STATED PROBLEM:
Would you return all of this data exactly, leaving nothing out?

MATERIAL:
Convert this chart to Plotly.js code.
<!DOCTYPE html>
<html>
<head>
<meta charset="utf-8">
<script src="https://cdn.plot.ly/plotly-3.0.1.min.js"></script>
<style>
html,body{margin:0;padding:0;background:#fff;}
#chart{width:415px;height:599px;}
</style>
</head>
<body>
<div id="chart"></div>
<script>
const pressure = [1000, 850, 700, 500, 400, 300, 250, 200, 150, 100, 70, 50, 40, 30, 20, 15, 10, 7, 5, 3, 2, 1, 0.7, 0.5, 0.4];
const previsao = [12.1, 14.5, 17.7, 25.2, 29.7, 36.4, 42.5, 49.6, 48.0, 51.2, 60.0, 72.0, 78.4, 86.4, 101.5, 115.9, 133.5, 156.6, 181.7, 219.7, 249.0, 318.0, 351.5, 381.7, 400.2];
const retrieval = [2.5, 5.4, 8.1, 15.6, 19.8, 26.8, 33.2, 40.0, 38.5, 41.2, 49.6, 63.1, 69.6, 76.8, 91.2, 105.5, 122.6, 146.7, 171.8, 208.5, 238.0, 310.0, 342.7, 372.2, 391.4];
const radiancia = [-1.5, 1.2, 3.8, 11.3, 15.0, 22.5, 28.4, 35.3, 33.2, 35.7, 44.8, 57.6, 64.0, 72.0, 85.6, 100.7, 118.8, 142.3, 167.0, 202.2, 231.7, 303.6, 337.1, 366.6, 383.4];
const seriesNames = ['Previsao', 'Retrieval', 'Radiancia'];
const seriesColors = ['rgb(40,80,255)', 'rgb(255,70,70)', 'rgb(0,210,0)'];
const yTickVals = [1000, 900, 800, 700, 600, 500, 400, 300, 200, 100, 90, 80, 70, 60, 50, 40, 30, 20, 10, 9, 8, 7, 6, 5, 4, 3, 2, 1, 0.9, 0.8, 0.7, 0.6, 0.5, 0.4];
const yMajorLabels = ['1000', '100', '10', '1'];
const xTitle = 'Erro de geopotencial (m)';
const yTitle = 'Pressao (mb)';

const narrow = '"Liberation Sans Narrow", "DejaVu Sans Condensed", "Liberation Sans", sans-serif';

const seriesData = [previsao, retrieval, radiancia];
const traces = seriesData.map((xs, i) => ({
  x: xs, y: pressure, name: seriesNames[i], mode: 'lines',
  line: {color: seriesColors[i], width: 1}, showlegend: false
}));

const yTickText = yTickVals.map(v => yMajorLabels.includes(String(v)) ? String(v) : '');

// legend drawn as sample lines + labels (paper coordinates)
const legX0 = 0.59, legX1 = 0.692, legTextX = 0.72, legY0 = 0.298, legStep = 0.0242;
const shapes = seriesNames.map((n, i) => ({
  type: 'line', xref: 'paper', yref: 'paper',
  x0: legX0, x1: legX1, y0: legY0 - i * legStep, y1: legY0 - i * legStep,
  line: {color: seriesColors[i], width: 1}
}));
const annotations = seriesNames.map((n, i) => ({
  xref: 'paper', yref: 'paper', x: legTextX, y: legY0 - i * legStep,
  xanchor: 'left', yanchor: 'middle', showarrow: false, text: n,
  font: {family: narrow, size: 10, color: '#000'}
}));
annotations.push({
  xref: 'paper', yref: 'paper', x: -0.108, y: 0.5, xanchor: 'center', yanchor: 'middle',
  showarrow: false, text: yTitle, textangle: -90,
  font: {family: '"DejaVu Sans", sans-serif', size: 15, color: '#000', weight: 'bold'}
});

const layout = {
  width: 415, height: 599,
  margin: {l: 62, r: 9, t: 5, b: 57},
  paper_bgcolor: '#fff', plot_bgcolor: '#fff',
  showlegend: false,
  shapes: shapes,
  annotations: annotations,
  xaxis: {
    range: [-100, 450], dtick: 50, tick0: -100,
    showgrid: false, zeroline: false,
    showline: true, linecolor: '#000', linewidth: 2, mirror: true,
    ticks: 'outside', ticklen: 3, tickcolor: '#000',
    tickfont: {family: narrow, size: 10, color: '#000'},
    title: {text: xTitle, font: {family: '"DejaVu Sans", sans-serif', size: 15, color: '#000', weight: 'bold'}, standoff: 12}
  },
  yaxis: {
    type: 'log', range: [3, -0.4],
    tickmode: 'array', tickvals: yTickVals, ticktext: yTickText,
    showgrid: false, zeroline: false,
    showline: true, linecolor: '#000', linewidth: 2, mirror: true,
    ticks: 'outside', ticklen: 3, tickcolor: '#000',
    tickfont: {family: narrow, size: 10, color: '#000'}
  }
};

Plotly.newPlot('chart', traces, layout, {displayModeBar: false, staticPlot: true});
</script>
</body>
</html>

FULL OUTPUT:
Convert this chart to Plotly.js code.
<!DOCTYPE html>
<html>
<head>
<meta charset="utf-8">
<script src="https://cdn.plot.ly/plotly-3.0.1.min.js"></script>
<style>
html,body{margin:0;padding:0;background:#fff;}
#chart{width:415px;height:599px;}
</style>
</head>
<body>
<div id="chart"></div>
<script>
const pressure = [1000, 850, 700, 500, 400, 300, 250, 200, 150, 100, 70, 50, 40, 30, 20, 15, 10, 7, 5, 3, 2, 1, 0.7, 0.5, 0.4];
const previsao = [12.1, 14.5, 17.7, 25.2, 29.7, 36.4, 42.5, 49.6, 48.0, 51.2, 60.0, 72.0, 78.4, 86.4, 101.5, 115.9, 133.5, 156.6, 181.7, 219.7, 249.0, 318.0, 351.5, 381.7, 400.2];
const retrieval = [2.5, 5.4, 8.1, 15.6, 19.8, 26.8, 33.2, 40.0, 38.5, 41.2, 49.6, 63.1, 69.6, 76.8, 91.2, 105.5, 122.6, 146.7, 171.8, 208.5, 238.0, 310.0, 342.7, 372.2, 391.4];
const radiancia = [-1.5, 1.2, 3.8, 11.3, 15.0, 22.5, 28.4, 35.3, 33.2, 35.7, 44.8, 57.6, 64.0, 72.0, 85.6, 100.7, 118.8, 142.3, 167.0, 202.2, 231.7, 303.6, 337.1, 366.6, 383.4];
const seriesNames = ['Previsao', 'Retrieval', 'Radiancia'];
const seriesColors = ['rgb(40,80,255)', 'rgb(255,70,70)', 'rgb(0,210,0)'];
const yTickVals = [1000, 900, 800, 700, 600, 500, 400, 300, 200, 100, 90, 80, 70, 60, 50, 40, 30, 20, 10, 9, 8, 7, 6, 5, 4, 3, 2, 1, 0.9, 0.8, 0.7, 0.6, 0.5, 0.4];
const yMajorLabels = ['1000', '100', '10', '1'];
const xTitle = 'Erro de geopotencial (m)';
const yTitle = 'Pressao (mb)';

const narrow = '"Liberation Sans Narrow", "DejaVu Sans Condensed", "Liberation Sans", sans-serif';

const seriesData = [previsao, retrieval, radiancia];
const traces = seriesData.map((xs, i) => ({
  x: xs, y: pressure, name: seriesNames[i], mode: 'lines',
  line: {color: seriesColors[i], width: 1}, showlegend: false
}));

const yTickText = yTickVals.map(v => yMajorLabels.includes(String(v)) ? String(v) : '');

// legend drawn as sample lines + labels (paper coordinates)
const legX0 = 0.59, legX1 = 0.692, legTextX = 0.72, legY0 = 0.298, legStep = 0.0242;
const shapes = seriesNames.map((n, i) => ({
  type: 'line', xref: 'paper', yref: 'paper',
  x0: legX0, x1: legX1, y0: legY0 - i * legStep, y1: legY0 - i * legStep,
  line: {color: seriesColors[i], width: 1}
}));
const annotations = seriesNames.map((n, i) => ({
  xref: 'paper', yref: 'paper', x: legTextX, y: legY0 - i * legStep,
  xanchor: 'left', yanchor: 'middle', showarrow: false, text: n,
  font: {family: narrow, size: 10, color: '#000'}
}));
annotations.push({
  xref: 'paper', yref: 'paper', x: -0.108, y: 0.5, xanchor: 'center', yanchor: 'middle',
  showarrow: false, text: yTitle, textangle: -90,
  font: {family: '"DejaVu Sans", sans-serif', size: 15, color: '#000', weight: 'bold'}
});

const layout = {
  width: 415, height: 599,
  margin: {l: 62, r: 9, t: 5, b: 57},
  paper_bgcolor: '#fff', plot_bgcolor: '#fff',
  showlegend: false,
  shapes: shapes,
  annotations: annotations,
  xaxis: {
    range: [-100, 450], dtick: 50, tick0: -100,
    showgrid: false, zeroline: false,
    showline: true, linecolor: '#000', linewidth: 2, mirror: true,
    ticks: 'outside', ticklen: 3, tickcolor: '#000',
    tickfont: {family: narrow, size: 10, color: '#000'},
    title: {text: xTitle, font: {family: '"DejaVu Sans", sans-serif', size: 15, color: '#000', weight: 'bold'}, standoff: 12}
  },
  yaxis: {
    type: 'log', range: [3, -0.4],
    tickmode: 'array', tickvals: yTickVals, ticktext: yTickText,
    showgrid: false, zeroline: false,
    showline: true, linecolor: '#000', linewidth: 2, mirror: true,
    ticks: 'outside', ticklen: 3, tickcolor: '#000',
    tickfont: {family: narrow, size: 10, color: '#000'}
  }
};

Plotly.newPlot('chart', traces, layout, {displayModeBar: false, staticPlot: true});
</script>
</body>
</html>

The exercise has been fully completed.